There are other examples of Murray’s personal voice in this range. He explains that the letter C is used to denote the third of a series in contexts which include “the subdivisions of the longer articles in this Dictionary.” He remarks that the cabbage-worm is “called in Scotland kailworm.” He refers with disapproval to the cabbala as “the pretended tradition of the mystical interpretation of the Old Testament.” He points out that the words cadence and chance form an etymological pair, both being derived from the Latin cadentia. He notes, with an optimism which has not been justified in the twentieth century, that human beings were only imprisoned in cages “in barbarous times.” He quotes an interesting false etymology of calamitas from Bacon as a note to the etymology of calamity. The list–taken, it should be remembered, from a very narrow alphabetical range–could go on.

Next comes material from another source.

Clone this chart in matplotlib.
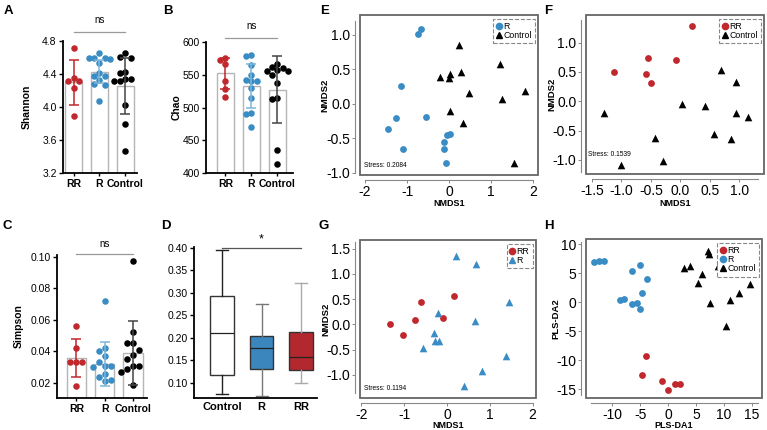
import numpy as np
import matplotlib
matplotlib.use('Agg')
import matplotlib.pyplot as plt
from matplotlib.patches import Rectangle
from matplotlib.lines import Line2D

plt.rcParams['font.family'] = ['Liberation Sans', 'DejaVu Sans']

RED = '#c0282e'
BLUE = '#3a8cc4'
GREY_TXT = '#333333'

#------------------------------------
# Alpha diversity (A-C): groups RR, R, Control
groups = ['RR', 'R', 'Control']

shannon_rr = [4.72, 4.35, 4.31, 4.31, 4.23, 3.89]
shannon_r = [4.65, 4.60, 4.60, 4.59, 4.58, 4.53, 4.41, 4.38, 4.37, 4.33, 4.28, 4.27, 4.07]
shannon_ctrl = [4.66, 4.61, 4.59, 4.42, 4.41, 4.34, 4.32, 4.34, 4.32, 4.02, 3.79, 3.47]
shannon_mean = [4.30, 4.43, 4.26]
shannon_sd = [0.27, 0.14, 0.34]

chao_rr = [576, 572, 567, 540, 529, 516]
chao_r = [580, 578, 565, 550, 542, 541, 540, 530, 515, 492, 490, 470]
chao_ctrl = [566, 562, 560, 557, 556, 555, 550, 537, 515, 513, 435, 414]
chao_mean = [552, 533, 527]
chao_sd = [24, 34, 51]

simpson_rr = [0.0558, 0.0421, 0.033, 0.033, 0.033, 0.0183]
simpson_r = [0.0716, 0.042, 0.040, 0.037, 0.033, 0.031, 0.031, 0.030, 0.026, 0.024, 0.022, 0.021]
simpson_ctrl = [0.097, 0.052, 0.045, 0.045, 0.041, 0.038, 0.035, 0.031, 0.031, 0.029, 0.027, 0.019]
simpson_mean = [0.0358, 0.032, 0.039]
simpson_sd = [0.0123, 0.0142, 0.0205]

#------------------------------------
# Box plot (D)
box_groups = ['Control', 'R', 'RR']
box_whislo = [0.076, 0.071, 0.099]
box_q1 = [0.118, 0.130, 0.129]
box_med = [0.211, 0.177, 0.157]
box_q3 = [0.293, 0.205, 0.213]
box_whishi = [0.396, 0.275, 0.322]

#------------------------------------
# Ordinations (E-H)
e_r_x = [-0.67, -0.75, -1.14, -1.27, -1.46, -0.55, -1.10, 0.02, -0.05, -0.13, -0.11, -0.06]
e_r_y = [1.09, 1.02, 0.26, -0.21, -0.36, -0.19, -0.65, -0.44, -0.45, -0.55, -0.65, -0.85]
e_c_x = [0.23, 1.21, 0.29, 0.02, -0.21, 0.01, 1.82, 0.47, 1.27, 0.02, 0.34, 1.55]
e_c_y = [0.85, 0.58, 0.47, 0.44, 0.39, 0.37, 0.19, 0.16, 0.07, -0.10, -0.28, -0.86]

f_rr_x = [0.19, -0.54, -0.08, -1.12, -0.59, -0.50]
f_rr_y = [1.28, 0.73, 0.71, 0.50, 0.46, 0.31]
f_c_x = [0.69, 0.94, 0.03, 0.42, -1.30, 0.95, 1.15, 0.57, 0.86, -0.43, -0.29, -1.01]
f_c_y = [0.53, 0.32, -0.04, -0.08, -0.20, -0.20, -0.26, -0.56, -0.64, -0.62, -1.02, -1.08]

g_rr_x = [0.16, -0.61, -0.75, -0.09, -1.34, -1.02]
g_rr_y = [0.57, 0.44, 0.09, 0.12, 0.01, -0.22]
g_r_x = [0.22, 0.68, 1.44, -0.20, 0.66, -0.30, -0.29, -0.19, -0.55, 1.38, 0.81, 0.41]
g_r_y = [1.36, 1.20, 0.45, 0.22, 0.06, -0.17, -0.33, -0.33, -0.46, -0.63, -0.92, -1.22]

h_rr_x = [-4.0, -4.75, -1.07, 2.14, 1.25, -0.1]
h_rr_y = [-9.3, -12.65, -13.7, -14.1, -14.2, -15.2]
h_r_x = [-13.4, -12.4, -11.5, -5.0, -6.5, -3.75, -4.8, -8.6, -8.0, -6.5, -5.6, -5.1]
h_r_y = [7.0, 7.1, 7.1, 6.4, 5.3, 4.0, 1.6, 0.34, 0.52, -0.24, -0.12, -1.1]
h_c_x = [7.09, 7.3, 2.86, 3.93, 8.87, 6.07, 5.3, 14.6, 12.6, 11.1, 7.45, 10.3]
h_c_y = [8.85, 8.3, 5.86, 6.26, 6.3, 4.88, 3.27, 3.2, 1.66, 0.4, -0.07, -4.2]

W, H = 767, 430
fig = plt.figure(figsize=(W / 100, H / 100), dpi=100)


def add_ax(left, top, right, bottom):
    return fig.add_axes([left / W, 1 - bottom / H, (right - left) / W, (bottom - top) / H])


def swarm(vals, step, gap):
    vals = np.asarray(vals, dtype=float)
    offs = np.zeros(len(vals))
    placed = []
    for i in np.argsort(-vals, kind='stable'):
        for k in [0, -1, 1, -2, 2, -3, 3]:
            o = k * step
            if all(abs(vals[i] - vals[j]) >= gap or abs(o - offs[j]) >= step * 0.99 for j in placed):
                offs[i] = o
                break
        placed.append(i)
    return offs


def bar_panel(ax, data, means, sds, ylim, yticks, ylabel, xlim, labx, ns_y, line_y, ytick_fmt):
    cols = [RED, BLUE, 'black']
    ecols = [RED, '#7fb6da', '#444444']
    x = np.arange(3)
    ax.bar(x, means, width=0.68, color='white', edgecolor='#b5b5b5', linewidth=1.0, zorder=1)
    gap = (ylim[1] - ylim[0]) * 0.045
    for i, vals in enumerate(data):
        offs = swarm(vals, 0.21, gap)
        ax.scatter(x[i] + offs, vals, s=22, color=cols[i], zorder=3, linewidths=0)
        ax.errorbar(x[i], means[i], yerr=sds[i], color=ecols[i], capsize=3.5,
                    elinewidth=1.1, capthick=1.1, zorder=4)
    ax.set_xlim(*xlim)
    ax.set_ylim(*ylim)
    ax.set_yticks(yticks)
    ax.set_yticklabels([ytick_fmt.format(t) for t in yticks], fontsize=7.5)
    ax.set_xticks(x)
    ax.set_xticklabels(groups, fontsize=7.5, fontweight='bold')
    ax.tick_params(axis='x', length=2.5, width=1, pad=2)
    ax.tick_params(axis='y', length=3, width=1, pad=1.5)
    for s in ['top', 'right']:
        ax.spines[s].set_visible(False)
    for s in ['left', 'bottom']:
        ax.spines[s].set_linewidth(1.3)
    ax.set_ylabel(ylabel, fontsize=7.5, fontweight='bold')
    ax.yaxis.set_label_coords(labx, 0.5)
    tr = ax.get_xaxis_transform()
    ax.plot([0, 2], [line_y, line_y], color='#999999', lw=0.9, transform=tr, clip_on=False)
    ax.text(1, ns_y, 'ns', fontsize=7, ha='center', va='center', transform=tr)


# A
axA = add_ax(63, 41, 137, 173)
bar_panel(axA, [shannon_rr, shannon_r, shannon_ctrl], shannon_mean, shannon_sd,
          (3.2, 4.8), [3.2, 3.6, 4.0, 4.4, 4.8], 'Shannon', (-0.41, 2.45), -0.42, 1.16, 1.068, '{:.1f}')

# B
axB = add_ax(206, 42, 293, 173)
bar_panel(axB, [chao_rr, chao_r, chao_ctrl], chao_mean, chao_sd,
          (400, 600), [400, 450, 500, 550, 600], 'Chao', (-0.75, 2.6), -0.28, 1.12, 1.03, '{:.0f}')

# C
axC = add_ax(57, 255, 147, 398)
bar_panel(axC, [simpson_rr, simpson_r, simpson_ctrl], simpson_mean, simpson_sd,
          (0.0105, 0.101), [0.02, 0.04, 0.06, 0.08, 0.10], 'Simpson', (-0.68, 2.49), -0.37, 1.08, 1.007, '{:.2f}')

# D
axD = add_ax(194, 247, 317, 398)
stats = []
for i, g in enumerate(box_groups):
    stats.append(dict(label=g, whislo=box_whislo[i], q1=box_q1[i], med=box_med[i],
                      q3=box_q3[i], whishi=box_whishi[i], fliers=[]))
bp = axD.bxp(stats, positions=[0, 1, 2], widths=0.6, patch_artist=True, showfliers=False)
fills = ['white', '#3b87bd', '#b3282e']
wcols = ['#222222', '#777777', '#aaaaaa']
for i in range(3):
    bp['boxes'][i].set(facecolor=fills[i], edgecolor='#333333', linewidth=1.0)
    bp['medians'][i].set(color='#222222', linewidth=0.9)
    for k in (2 * i, 2 * i + 1):
        bp['whiskers'][k].set(color=wcols[i], linewidth=1.0)
        bp['caps'][k].set(color=wcols[i], linewidth=1.0)
axD.set_xlim(-0.71, 2.4)
axD.set_ylim(0.0667, 0.402)
axD.set_yticks([0.10, 0.15, 0.20, 0.25, 0.30, 0.35, 0.40])
axD.set_yticklabels(['{:.2f}'.format(t) for t in [0.10, 0.15, 0.20, 0.25, 0.30, 0.35, 0.40]], fontsize=7.5)
axD.set_xticklabels(box_groups, fontsize=8, fontweight='bold')
axD.tick_params(axis='x', length=0, pad=3)
axD.tick_params(axis='y', length=3, width=1, pad=1.5)
for s in ['top', 'right']:
    axD.spines[s].set_visible(False)
for s in ['left', 'bottom']:
    axD.spines[s].set_linewidth(1.3)
axD.plot([0, 2], [0.40, 0.40], color='#555555', lw=0.9, clip_on=False)
axD.text(1.0, 1.05, '*', fontsize=9, ha='center', va='center', transform=axD.get_xaxis_transform())


def ord_panel(ax, series, xlim, ylim, xticks, yticks, xb, yb, xlabel, ylabel, labx, laby,
              stress, sx, sy, xfmt, yfmt):
    for xs, ys, c, m, lab in series:
        ax.scatter(xs, ys, s=24 if m == 'o' else 30, marker=m, color=c, linewidths=0, zorder=3)
    ax.set_xlim(*xlim)
    ax.set_ylim(*ylim)
    ax.set_xticks(xticks)
    ax.set_yticks(yticks)
    ax.set_xticklabels([xfmt.format(t) for t in xticks], fontsize=5.0, color=GREY_TXT)
    ax.set_yticklabels([yfmt.format(t) for t in yticks], fontsize=5.0, color=GREY_TXT)
    for s in ['top', 'right']:
        ax.spines[s].set_visible(False)
    ax.spines['left'].set_position(('outward', 3.5))
    ax.spines['bottom'].set_position(('outward', 3.5))
    ax.spines['left'].set_bounds(*yb)
    ax.spines['bottom'].set_bounds(*xb)
    for s in ['left', 'bottom']:
        ax.spines[s].set_color('#888888')
        ax.spines[s].set_linewidth(0.8)
    ax.tick_params(length=2.5, width=0.7, color='#888888', pad=1.0)
    ax.add_patch(Rectangle((0, 0), 1, 1, transform=ax.transAxes, fill=False,
                           edgecolor='#666666', linewidth=1.3, clip_on=False, zorder=5))
    ax.set_xlabel(xlabel, fontsize=6.5, fontweight='bold')
    ax.set_ylabel(ylabel, fontsize=6.8, fontweight='bold')
    ax.xaxis.set_label_coords(0.5, laby)
    ax.yaxis.set_label_coords(labx, 0.5)
    if stress:
        ax.text(sx, sy, 'Stress: ' + stress, fontsize=4.8, transform=ax.transAxes, va='center')
    handles = [Line2D([], [], marker=m, color=c, linestyle='none', markersize=4.5 if m == 'o' else 5)
               for _, _, c, m, _ in series]
    leg = ax.legend(handles, [s[4] for s in series], loc='upper right', fontsize=6.3,
                    handlelength=0.6, handletextpad=0.2, borderpad=0.35, labelspacing=0.05,
                    borderaxespad=0.4, fancybox=False, edgecolor='#888888', framealpha=1)
    leg.get_frame().set_linestyle('--')
    leg.get_frame().set_linewidth(0.8)


# E
axE = add_ax(360, 15, 538, 175)
ord_panel(axE, [(e_r_x, e_r_y, BLUE, 'o', 'R'), (e_c_x, e_c_y, 'black', '^', 'Control')],
          (-2.12, 2.12), (-1.03, 1.29), [-2, -1, 0, 1, 2], [-1.0, -0.5, 0.0, 0.5, 1.0],
          (-2, 2), (-1.0, 1.2), 'NMDS1', 'NMDS2', -0.17, -0.15, '0.2084', 0.02, 0.06,
          '{:.0f}', '{:.1f}')

# F
axF = add_ax(586, 15, 764, 174)
ord_panel(axF, [(f_rr_x, f_rr_y, RED, 'o', 'RR'), (f_c_x, f_c_y, 'black', '^', 'Control')],
          (-1.60, 1.42), (-1.24, 1.47), [-1.5, -1.0, -0.5, 0.0, 0.5, 1.0], [-1.0, -0.5, 0.0, 0.5, 1.0],
          (-1.5, 1.32), (-1.21, 1.38), 'NMDS1', 'NMDS2', -0.165, -0.155, '0.1539', 0.01, 0.12,
          '{:.1f}', '{:.1f}')

# G
axG = add_ax(360, 240, 536, 398)
ord_panel(axG, [(g_rr_x, g_rr_y, RED, 'o', 'RR'), (g_r_x, g_r_y, BLUE, '^', 'R')],
          (-2.03, 2.08), (-1.46, 1.67), [-2, -1, 0, 1, 2], [-1.0, -0.5, 0.0, 0.5, 1.0, 1.5],
          (-2, 2), (-1.37, 1.64), 'NMDS1', 'NMDS2', -0.17, -0.148, '0.1194', 0.02, 0.06,
          '{:.0f}', '{:.1f}')

# H
axH = add_ax(586, 239, 762, 398)
ord_panel(axH, [(h_rr_x, h_rr_y, RED, 'o', 'RR'), (h_r_x, h_r_y, BLUE, 'o', 'R'),
                (h_c_x, h_c_y, 'black', '^', 'Control')],
          (-14.75, 16.8), (-16.55, 10.9), [-10, -5, 0, 5, 10, 15], [-15, -10, -5, 0, 5, 10],
          (-13.9, 16.0), (-16.0, 10.45), 'PLS-DA1', 'PLS-DA2', -0.145, -0.147, None, 0.02, 0.06,
          '{:.0f}', '{:.0f}')

# Panel letters
for lab, px, py in [('A', 8, 11), ('B', 168, 11), ('C', 7, 226), ('D', 166, 226),
                    ('E', 325, 11), ('F', 548, 11), ('G', 324, 226), ('H', 549, 226)]:
    fig.text(px / W, 1 - py / H, lab, fontsize=9.5, fontweight='bold', ha='center', va='center')

fig.savefig('out.png', dpi=100)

James Murray’s presence pervades the text of the dictionary. It is, on careful reading of that text, a presence as distinctive as Johnson’s. The unfrivolous delight in every variety of knowledge is that expressed in a sermon he preached as a schoolmaster at Mill Hill: “not in one solitary direction, alone, does [the] thirsting mind thus expand & yearn–[but] in every direction, in every field, in every corner, and bye path & alley of the great field of knowledge.” It is, indeed, the intellectual delight of his early years at Hawick, buying second-hand books on a diversity of subjects, collecting ferns and linguistic forms with equal curiosity, and imparting his knowledge as energetically as he collected it. His contributions to the dictionary suggest vividly what a fine and memorable teacher Murray must have been. And they cast light back into his earliest life, to the child in the playground hearing a girl turning a skipping-rope and shouting over to another, “will you come and ca’?”; and to the child herding cattle on the slopes of Ruberslaw, taking care that they did not graze on calf-kill, and storing the word calf-kill away in his memory.